--- BEGIN ---
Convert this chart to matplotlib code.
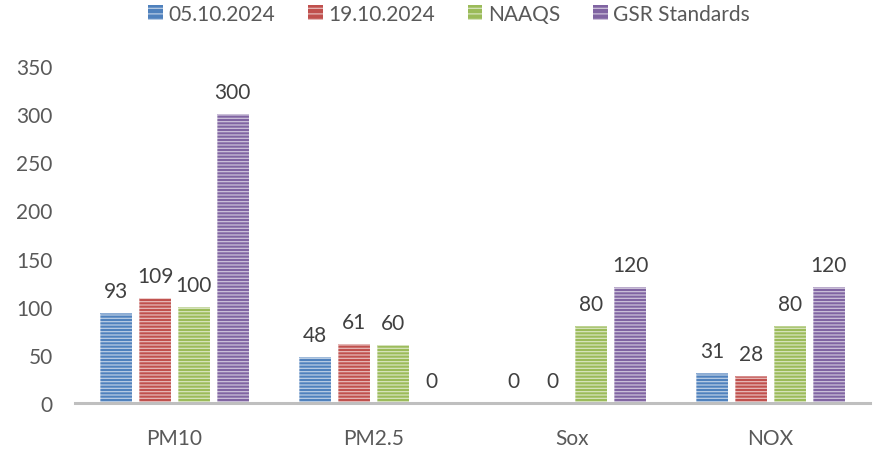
import matplotlib
matplotlib.use('Agg')
import matplotlib.pyplot as plt
import matplotlib.patches as mpatches
import numpy as np

plt.rcParams['font.family'] = ['Lato', 'DejaVu Sans']
plt.rcParams['hatch.linewidth'] = 0.9

# 空气质量监测数据
pollutants = ['PM10', 'PM2.5', 'Sox', 'NOX']
series_names = ['05.10.2024', '19.10.2024', 'NAAQS', 'GSR Standards']
val_0510 = [93, 48, 0, 31]
val_1910 = [109, 61, 0, 28]
val_naaqs = [100, 60, 80, 80]
val_gsr = [300, 0, 120, 120]
yticks = [0, 50, 100, 150, 200, 250, 300, 350]

colors = ['#4F81BD', '#C0504D', '#9BBB59', '#8064A2']
series = [val_0510, val_1910, val_naaqs, val_gsr]

fig = plt.figure(figsize=(8.77, 4.64), dpi=100)
ax = fig.add_axes([75 / 877, 60 / 464, 795 / 877, 337 / 464])

x = np.arange(len(pollutants))
width = 0.161
step = 0.195
stripes = '-----'
stripe_color = (1, 1, 1, 0.6)

for i, (vals, c) in enumerate(zip(series, colors)):
    pos = x + (i - 1.5) * step
    ax.bar(pos, vals, width, color=c, edgecolor='none', zorder=2)
    # 横向条纹效果
    ax.bar(pos, vals, width, facecolor='none', edgecolor=stripe_color,
           hatch=stripes, linewidth=0, zorder=3)
    # 浅色边框
    ax.bar(pos, vals, width, facecolor='none', edgecolor=(1, 1, 1, 0.35),
           linewidth=0.8, zorder=3)
    for p, v in zip(pos, vals):
        ax.annotate(str(v), (p, v), xytext=(0, 11.5), textcoords='offset points',
                    ha='center', va='baseline', fontsize=15, color='#404040')

ax.set_xlim(-0.5, 3.5)
ax.set_ylim(0, 350)
ax.set_yticks(yticks)
ax.set_xticks(x)
ax.set_xticklabels(pollutants)
ax.tick_params(axis='both', length=0, labelsize=15, labelcolor='#595959')
ax.tick_params(axis='y', pad=16)
ax.tick_params(axis='x', pad=18)

for s in ['top', 'right', 'left']:
    ax.spines[s].set_visible(False)
ax.spines['bottom'].set_color('#BFBFBF')
ax.spines['bottom'].set_linewidth(2.2)
ax.spines['bottom'].set_zorder(4)

handles = [mpatches.Patch(facecolor=c, edgecolor=stripe_color, hatch='---', linewidth=0)
           for c in colors]
fig.legend(handles, series_names, loc='center', bbox_to_anchor=(449 / 877, 1 - 15 / 464),
           ncol=4, frameon=False, fontsize=15, labelcolor='#595959',
           handlelength=0.7, handleheight=0.7, handletextpad=0.25, columnspacing=1.6)

fig.savefig('out.png', dpi=100)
--- END ---
## EXERCISE AIM
Please restate the material above line by line, exactly, beginning at its first line and ending with the line that contains "ax.spines['bottom'].set_zorder(4)", without any pictures.

## WRITTEN ANSWER
Convert this chart to matplotlib code.
import matplotlib
matplotlib.use('Agg')
import matplotlib.pyplot as plt
import matplotlib.patches as mpatches
import numpy as np

plt.rcParams['font.family'] = ['Lato', 'DejaVu Sans']
plt.rcParams['hatch.linewidth'] = 0.9

# 空气质量监测数据
pollutants = ['PM10', 'PM2.5', 'Sox', 'NOX']
series_names = ['05.10.2024', '19.10.2024', 'NAAQS', 'GSR Standards']
val_0510 = [93, 48, 0, 31]
val_1910 = [109, 61, 0, 28]
val_naaqs = [100, 60, 80, 80]
val_gsr = [300, 0, 120, 120]
yticks = [0, 50, 100, 150, 200, 250, 300, 350]

colors = ['#4F81BD', '#C0504D', '#9BBB59', '#8064A2']
series = [val_0510, val_1910, val_naaqs, val_gsr]

fig = plt.figure(figsize=(8.77, 4.64), dpi=100)
ax = fig.add_axes([75 / 877, 60 / 464, 795 / 877, 337 / 464])

x = np.arange(len(pollutants))
width = 0.161
step = 0.195
stripes = '-----'
stripe_color = (1, 1, 1, 0.6)

for i, (vals, c) in enumerate(zip(series, colors)):
    pos = x + (i - 1.5) * step
    ax.bar(pos, vals, width, color=c, edgecolor='none', zorder=2)
    # 横向条纹效果
    ax.bar(pos, vals, width, facecolor='none', edgecolor=stripe_color,
           hatch=stripes, linewidth=0, zorder=3)
    # 浅色边框
    ax.bar(pos, vals, width, facecolor='none', edgecolor=(1, 1, 1, 0.35),
           linewidth=0.8, zorder=3)
    for p, v in zip(pos, vals):
        ax.annotate(str(v), (p, v), xytext=(0, 11.5), textcoords='offset points',
                    ha='center', va='baseline', fontsize=15, color='#404040')

ax.set_xlim(-0.5, 3.5)
ax.set_ylim(0, 350)
ax.set_yticks(yticks)
ax.set_xticks(x)
ax.set_xticklabels(pollutants)
ax.tick_params(axis='both', length=0, labelsize=15, labelcolor='#595959')
ax.tick_params(axis='y', pad=16)
ax.tick_params(axis='x', pad=18)

for s in ['top', 'right', 'left']:
    ax.spines[s].set_visible(False)
ax.spines['bottom'].set_color('#BFBFBF')
ax.spines['bottom'].set_linewidth(2.2)
ax.spines['bottom'].set_zorder(4)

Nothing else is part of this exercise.